The following simple command will browse through the tree of the current directory for various archive files and test their integrity. If the test fails, it'll print the file's path. You can easily extend it by adding more filename patterns and tests.
find . -type f \( \( -iname '*.zip' -o -iname '*.jar' -o -iname '*.war' -o -iname '*.ear' -o -iname '*.odt' -o -iname '*.ods' -o -iname '*.odp' -o -iname '*.docx' -o -iname '*.xlsx' -o -iname '*.pptx' -o -iname '*.xpi' \) -not -exec sh -c "unzip -t -P '' '{}' > /dev/null 2>&1" \; -o \( -iname '*.tar.gz' -o -iname '*.tgz' \) -not -exec sh -c "tar tzf '{}' > /dev/null 2>&1" \; -o -iname '*.tar.bz2' -not -exec sh -c "tar tjf '{}' > /dev/null 2>&1" \; -o -iname '*.tar' -not -exec sh -c "tar tf '{}' > /dev/null 2>&1" \; -o -iname '*.rar' -not -exec sh -c "unrar t -p- '{}' > /dev/null 2>&1" \; \) -print
This example relies on the availability of a few archive applications like
tar
,
unzip
and
unrar
. You should install them prior to running this command (on Debian/Ubuntu:
apt-get install tar unzip unrar
).
There're tons of file extensions that stand for ZIP archives (eg.
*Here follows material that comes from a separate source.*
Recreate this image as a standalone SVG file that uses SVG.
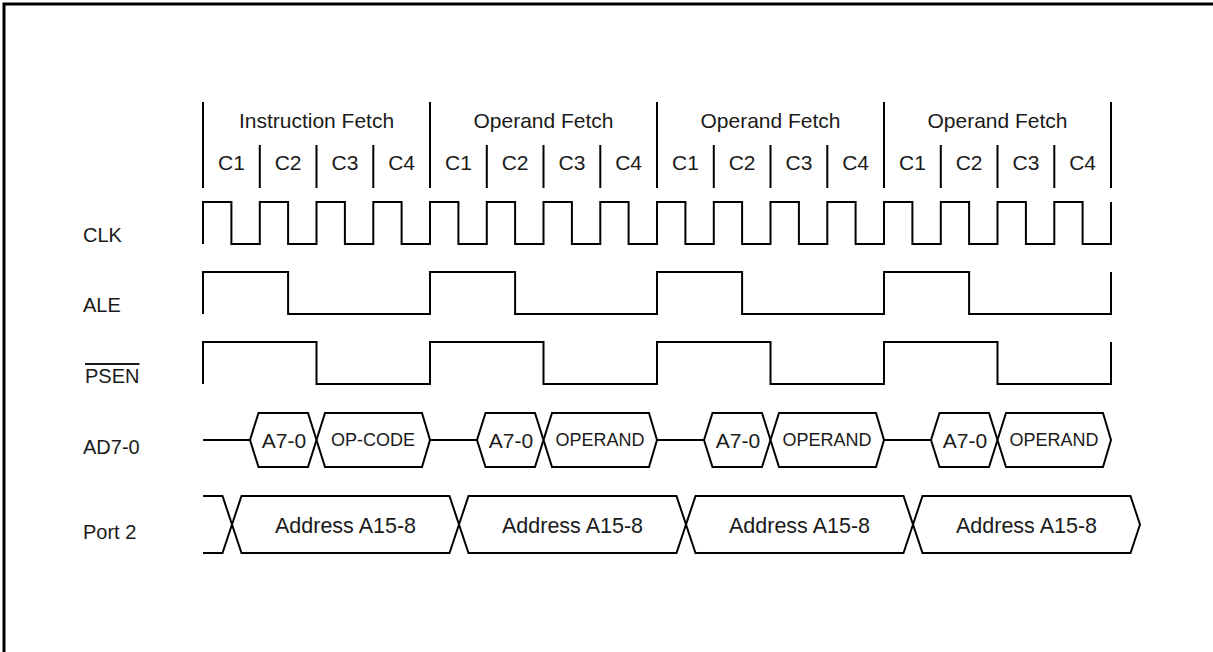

JAR, ODT, DOCX files are all ZIP archives). I've provided a few examples (the ones that I meet every day), but it's far from complete. You should think it over what kind of ZIP archives you use and add your own file extensions to the list.
P.S.: the
-P ''
option for
unzip
and the
-p-
option for
unrar
make sure that neither of the two archivers ask for a password if they find a password-protected archive. Of course this means that these archives will be reported as broken too and from the simple filelist of the command's result you cannot tell which is broken and which is simply password-protected. You can adjust the command to process the output of
unzip
and
unrar
to distinguish between these two cases.